So I've been working on a formula compiler and came across a bug in the order of operations that made
$2 - 2 + 2 = 4$
and have now learned to appreciate order of operations and that subtraction is not commutative.
I found that the same issue occurred with for division, where
$16 / 8 * 2 = 1$
So now I've fixed the issue, and am looking for more test cases.
while I can easily find them of the form
$a ÷ b * c$
where evaluation left-to-right differs from right-to-left, I cannot seem to find an example where
$a * b ÷ c$
is sensitive ltr vs rtl evaluation... likewise for subtraction!
So, I'm starting to suspect that if the operator have the same precedence, then
$a (commutativeop) b (noncommutativeop) c$
is not sensitive to ltr vs rtl, but that
$a (noncommutativeop) b (commutativeop) c$
is.
Have I encountered something fundamental going on here, or am I bad at looking for examples, or is this just a coincidence with division and subtraction?
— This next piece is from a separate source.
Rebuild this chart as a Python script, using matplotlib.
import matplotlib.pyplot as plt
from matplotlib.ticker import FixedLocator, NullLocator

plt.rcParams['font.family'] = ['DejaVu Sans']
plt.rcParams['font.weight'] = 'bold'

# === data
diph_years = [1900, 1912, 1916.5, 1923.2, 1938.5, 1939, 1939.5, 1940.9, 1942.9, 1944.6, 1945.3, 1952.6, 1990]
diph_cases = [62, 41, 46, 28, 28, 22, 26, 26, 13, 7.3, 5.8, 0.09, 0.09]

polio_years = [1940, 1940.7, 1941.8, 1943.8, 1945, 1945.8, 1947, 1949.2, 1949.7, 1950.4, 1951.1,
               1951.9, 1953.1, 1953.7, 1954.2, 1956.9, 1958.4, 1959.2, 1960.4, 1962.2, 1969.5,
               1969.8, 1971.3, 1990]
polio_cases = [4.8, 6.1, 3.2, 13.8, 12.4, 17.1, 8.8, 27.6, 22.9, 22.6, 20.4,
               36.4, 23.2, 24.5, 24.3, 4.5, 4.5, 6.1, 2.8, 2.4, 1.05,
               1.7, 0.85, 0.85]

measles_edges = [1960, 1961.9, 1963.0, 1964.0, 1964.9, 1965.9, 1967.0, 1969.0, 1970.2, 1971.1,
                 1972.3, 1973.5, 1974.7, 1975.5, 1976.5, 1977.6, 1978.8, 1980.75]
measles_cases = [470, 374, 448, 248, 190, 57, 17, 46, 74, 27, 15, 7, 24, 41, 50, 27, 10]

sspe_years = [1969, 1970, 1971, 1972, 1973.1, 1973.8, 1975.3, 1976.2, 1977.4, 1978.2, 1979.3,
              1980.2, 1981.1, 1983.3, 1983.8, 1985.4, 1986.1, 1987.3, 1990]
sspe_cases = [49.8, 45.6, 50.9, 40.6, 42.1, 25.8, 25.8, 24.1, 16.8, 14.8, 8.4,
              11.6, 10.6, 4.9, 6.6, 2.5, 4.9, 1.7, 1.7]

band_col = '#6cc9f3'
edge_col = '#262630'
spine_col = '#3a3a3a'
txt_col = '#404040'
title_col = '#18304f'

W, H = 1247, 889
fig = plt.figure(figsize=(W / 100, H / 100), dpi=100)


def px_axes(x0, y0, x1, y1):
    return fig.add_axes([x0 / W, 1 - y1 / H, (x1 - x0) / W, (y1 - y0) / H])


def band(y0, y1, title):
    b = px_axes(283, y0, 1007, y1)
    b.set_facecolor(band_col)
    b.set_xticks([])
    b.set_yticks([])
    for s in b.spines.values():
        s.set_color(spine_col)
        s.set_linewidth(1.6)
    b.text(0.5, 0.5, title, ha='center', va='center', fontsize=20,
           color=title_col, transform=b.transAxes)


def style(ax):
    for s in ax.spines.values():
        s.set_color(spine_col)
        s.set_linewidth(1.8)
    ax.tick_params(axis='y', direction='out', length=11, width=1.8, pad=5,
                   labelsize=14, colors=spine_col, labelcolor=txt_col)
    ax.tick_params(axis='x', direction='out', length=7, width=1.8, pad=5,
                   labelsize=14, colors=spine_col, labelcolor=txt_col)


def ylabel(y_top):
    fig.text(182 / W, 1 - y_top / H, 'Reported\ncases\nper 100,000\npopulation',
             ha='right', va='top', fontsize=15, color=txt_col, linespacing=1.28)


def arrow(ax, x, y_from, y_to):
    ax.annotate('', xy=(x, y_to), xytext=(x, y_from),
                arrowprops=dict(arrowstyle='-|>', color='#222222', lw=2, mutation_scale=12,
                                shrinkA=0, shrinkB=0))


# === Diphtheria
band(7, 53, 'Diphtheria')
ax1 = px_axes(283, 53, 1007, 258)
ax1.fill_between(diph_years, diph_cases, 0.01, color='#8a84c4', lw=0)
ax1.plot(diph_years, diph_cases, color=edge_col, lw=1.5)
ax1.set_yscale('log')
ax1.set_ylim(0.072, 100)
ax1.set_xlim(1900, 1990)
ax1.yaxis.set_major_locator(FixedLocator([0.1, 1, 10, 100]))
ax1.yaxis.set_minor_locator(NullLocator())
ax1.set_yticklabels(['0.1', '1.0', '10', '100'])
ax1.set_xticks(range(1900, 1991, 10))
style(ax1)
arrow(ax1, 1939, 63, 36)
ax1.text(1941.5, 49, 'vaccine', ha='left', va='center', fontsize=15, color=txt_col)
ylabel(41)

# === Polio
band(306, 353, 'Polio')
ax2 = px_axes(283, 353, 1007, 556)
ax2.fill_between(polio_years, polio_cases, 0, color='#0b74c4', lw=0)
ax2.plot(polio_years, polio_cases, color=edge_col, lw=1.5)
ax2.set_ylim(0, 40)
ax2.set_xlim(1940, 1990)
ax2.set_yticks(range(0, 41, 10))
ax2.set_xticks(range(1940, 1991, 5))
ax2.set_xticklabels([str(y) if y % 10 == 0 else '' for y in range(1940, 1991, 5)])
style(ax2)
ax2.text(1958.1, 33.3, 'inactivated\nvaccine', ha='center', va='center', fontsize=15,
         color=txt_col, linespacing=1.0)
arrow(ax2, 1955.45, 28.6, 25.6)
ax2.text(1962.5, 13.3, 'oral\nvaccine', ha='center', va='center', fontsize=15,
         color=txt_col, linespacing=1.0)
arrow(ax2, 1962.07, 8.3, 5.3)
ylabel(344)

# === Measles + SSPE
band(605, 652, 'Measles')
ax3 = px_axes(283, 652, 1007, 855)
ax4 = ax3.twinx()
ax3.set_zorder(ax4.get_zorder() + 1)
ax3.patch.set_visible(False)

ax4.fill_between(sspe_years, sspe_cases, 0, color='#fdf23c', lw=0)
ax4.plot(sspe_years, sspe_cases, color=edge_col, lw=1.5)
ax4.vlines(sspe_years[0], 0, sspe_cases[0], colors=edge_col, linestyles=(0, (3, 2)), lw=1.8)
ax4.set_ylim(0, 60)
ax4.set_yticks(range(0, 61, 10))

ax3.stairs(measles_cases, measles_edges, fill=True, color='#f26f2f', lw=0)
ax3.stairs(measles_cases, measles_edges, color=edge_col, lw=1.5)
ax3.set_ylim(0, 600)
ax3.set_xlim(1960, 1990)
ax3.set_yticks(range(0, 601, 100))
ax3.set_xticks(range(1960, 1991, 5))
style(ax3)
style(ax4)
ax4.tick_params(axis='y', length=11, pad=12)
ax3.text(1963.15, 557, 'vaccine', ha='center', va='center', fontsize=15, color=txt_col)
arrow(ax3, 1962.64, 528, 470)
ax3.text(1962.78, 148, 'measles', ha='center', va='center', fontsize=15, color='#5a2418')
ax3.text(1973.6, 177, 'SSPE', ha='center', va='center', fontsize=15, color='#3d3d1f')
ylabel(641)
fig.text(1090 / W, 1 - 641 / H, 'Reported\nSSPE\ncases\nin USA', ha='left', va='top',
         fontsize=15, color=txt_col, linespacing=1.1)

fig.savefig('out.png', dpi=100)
PS please add appropriate tags
Edit in response to comment.
I misread the question. Original answer below. New discussion, not really an answer to your question. But it may help.
Operator precedence is subtle, and about associativity, not commutativity. The correct mathematical way to think about subtraction is in terms of the additive inverse - that would be the "unary $-$" operator in a computer language. Then $$ a - b + c \quad \text{ is really } \quad a + (-b) + c . $$ Precedence binds the unary $-$ more tightly than $+$. After you've invoked it you have commutative and associative addition.
I think your problem is really about order of operations and hence associativity, not about which operations commute. For example $$ "a\times b-c": (a \times b) -c \ne a \times (b-c) $$ and $$ "a - b \times c": (a - b) \times c \ne a - ( b \times c) $$ It doesn't matter whether the noncommutative subtraction is first or second.